Wednesday 3 August 2011

The Post Office and Germon's Post


Situated above both Sago’s and Germon’s Post, was the Post Office. During the siege, it was the headquarters of the Engineers and Artillery and provided defence for the two lower lying buildings. Four guns were placed here – of which two were 18 pounders and a 9 pounder – two of the guns were positioned to cover the approach to the Baillie Guard Gate and two for frontal defence. Three mortars covered the Cawnpore Road.The southerly wall communicated by breaches with the Native Hospital, Martiniere Post, Cawnpore Battery as well as the Judicial and Anderson Posts. A look out was posted everyday on the roof of the Post Office. A workshop was also established here, for the manufacture of tools, and for the preparation of fuses and shells in the initial stages of the siege. A party of the 32nd commanded by Captain McCabe was garrisoned here and provided for the subsequent defence of the position.

Captain McCabe was killed on the 1st of October. An exceptional soldier, he had been commissioned from the ranks in 1846 for outstanding heroism during the Battle of Sobroan, while serving with the the 31st Regiment. For his gallantry at Sobroan Sergeant McCabe was awarded a commission in the 18th Royal Irish Regiment, and  went to Hong Kong, taking part in April 1847 in a short campaign to protect the British 'factories' at Canton. Returning to India in April 1849 he transfered on promotion to Lieutenant to the 32nd Regiment. Throughout the siege, Bernard McCabe, proved himself a gallant and capable soldier. He distinguished himself in repelling the second main assault of the mutineers, and then by leading a series of sorties into enemy lines, to blow up positions and spike guns. On the last of these, he was gravely injured and died three days later. Although he has no known grave,his Regiment placed a memorial tablet in the Lucknow Church.

The garrison’s chief engineer, Major Anderson directed all engineering operations from the Post Office – he did not survive the siege, and died of dysentery at the post on the 11th of August. 



Germon's Post

“..almost battered out of the perpendicular, and the walls were so crumbled away, and eaten into by the incessant rain of bullets that it is hardly too much to say it was breached by musketry.” 
Mutiny Records Awadh and Lucknow, (1857-1859) –Edward Hilton (1913)
Known during the siege as Germon's Post, the Judicial Commissioners Office was a large, double storied building standing on higher ground, the external wall and compound of which were on a slope.

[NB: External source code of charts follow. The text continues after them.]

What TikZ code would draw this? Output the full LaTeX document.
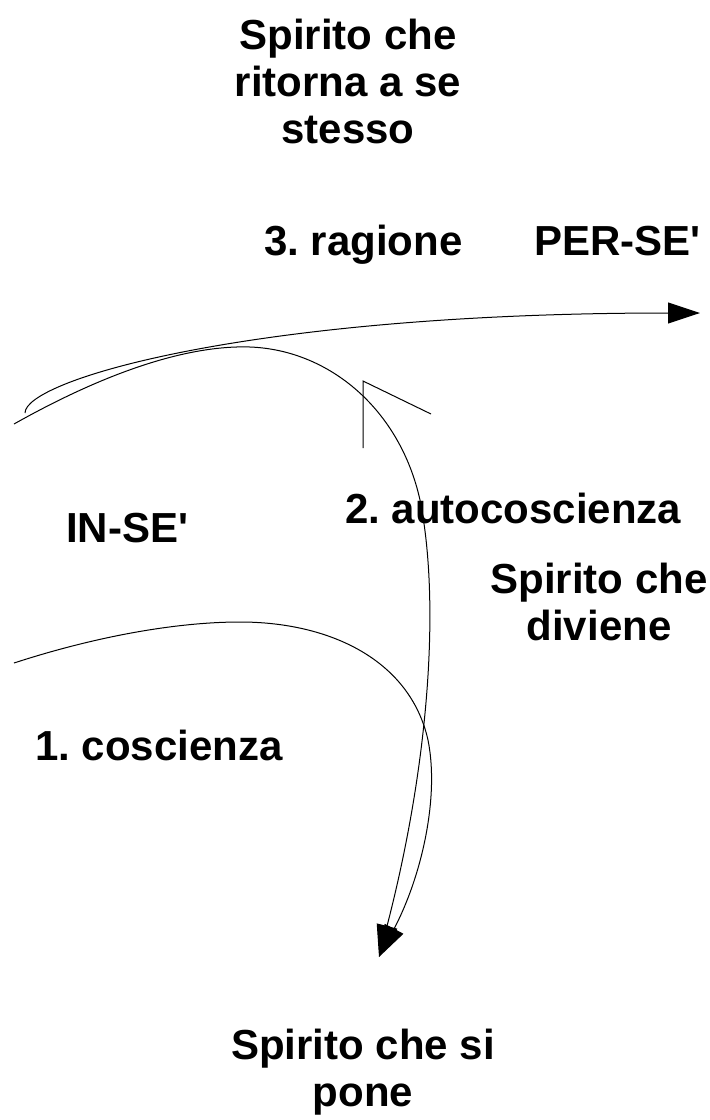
\documentclass[tikz,border=0pt]{standalone}
\usepackage{fontspec}
\setmainfont{Liberation Sans}
\usetikzlibrary{arrows.meta}
\frenchspacing

\begin{document}
\begin{tikzpicture}[x=1pt,y=-1pt,
		word/.style={font=\fontsize{42}{47}\selectfont\bfseries,inner sep=0pt},
		curve/.style={line width=1pt},
		head/.style={-{Triangle[length=32pt,width=21pt]}}]
	\useasboundingbox (0,0) rectangle (710,1120);

	% texts (base anchor of a block = its last line)
	\node[word,anchor=base,align=center] (ritorna) at (348,143) {Spirito che\\ritorna a se\\stesso};
	\node[word,anchor=base west] (ragione) at (264,255) {3. ragione};
	\node[word,anchor=base west] (perse) at (534,255) {PER-SE\textquotesingle};
	\node[word,anchor=base west] (inse) at (66,542) {IN-SE\textquotesingle};
	\node[word,anchor=base west] (auto) at (345,523) {2. autocoscienza};
	\node[word,anchor=base,align=center] (diviene) at (599,640) {Spirito che\\diviene};
	\node[word,anchor=base west] (coscienza) at (35,760) {1. coscienza};
	\node[word,anchor=base,align=center] (pone) at (363,1106) {Spirito che si\\pone};

	% end points
	\coordinate (hook) at (25,413);
	\coordinate (perseEnd) at (700,313);
	\coordinate (arcStart) at (14,424);
	\coordinate (arcTop) at (250,347);
	\coordinate (arcTurn) at (420,500);
	\coordinate (poneEnd) at (379,957);
	\coordinate (lowStart) at (14,663);
	\coordinate (lowTop) at (240,622);
	\coordinate (lowTurn) at (428,740);
	\coordinate (vBottom) at (363,448);
	\coordinate (vTip) at (363,381);
	\coordinate (vEnd) at (431,414);

	% arrows
	\draw[curve,head] (hook) .. controls (25,380) and (250,313) .. (perseEnd);
	\draw[curve,head] (arcStart) .. controls (110,370) and (190,345) .. (arcTop)
		.. controls (330,350) and (400,410) .. (arcTurn)
		.. controls (440,600) and (430,760) .. (poneEnd);
	\draw[curve,head] (lowStart) .. controls (100,635) and (180,622) .. (lowTop)
		.. controls (330,622) and (410,660) .. (lowTurn)
		.. controls (440,800) and (420,880) .. (poneEnd);
	\draw[curve] (vBottom) -- (vTip) -- (vEnd);
\end{tikzpicture}
\end{document}
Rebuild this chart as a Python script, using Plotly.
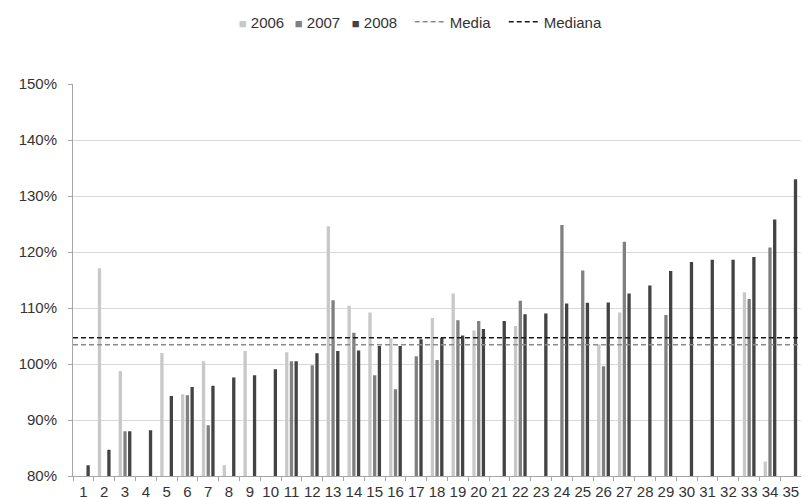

Due to the severity of the slope, the wall was considered impossible to defend so it was subsequently abandoned and a line of defence was constructed by imbedding large pointed stakes into the ground, protected by a bank of earth. The house itself was barricaded on all sides with furniture and boxes, while an earth bank and a wall of fascines protected it from the road. Manned completely by men of the Uncovenanted Services (whose families were also sheltered here) and the Sikhs of the 13th N.I. under the command of Captain Germon.

Due to its close proximity to the road and subsequently to the enemy whose position was just on the other side of it, Germon’s Post saw more hand to hand combat than any of the other posts and was frequently under assault – mines too were sunk against the position but none of them were successful.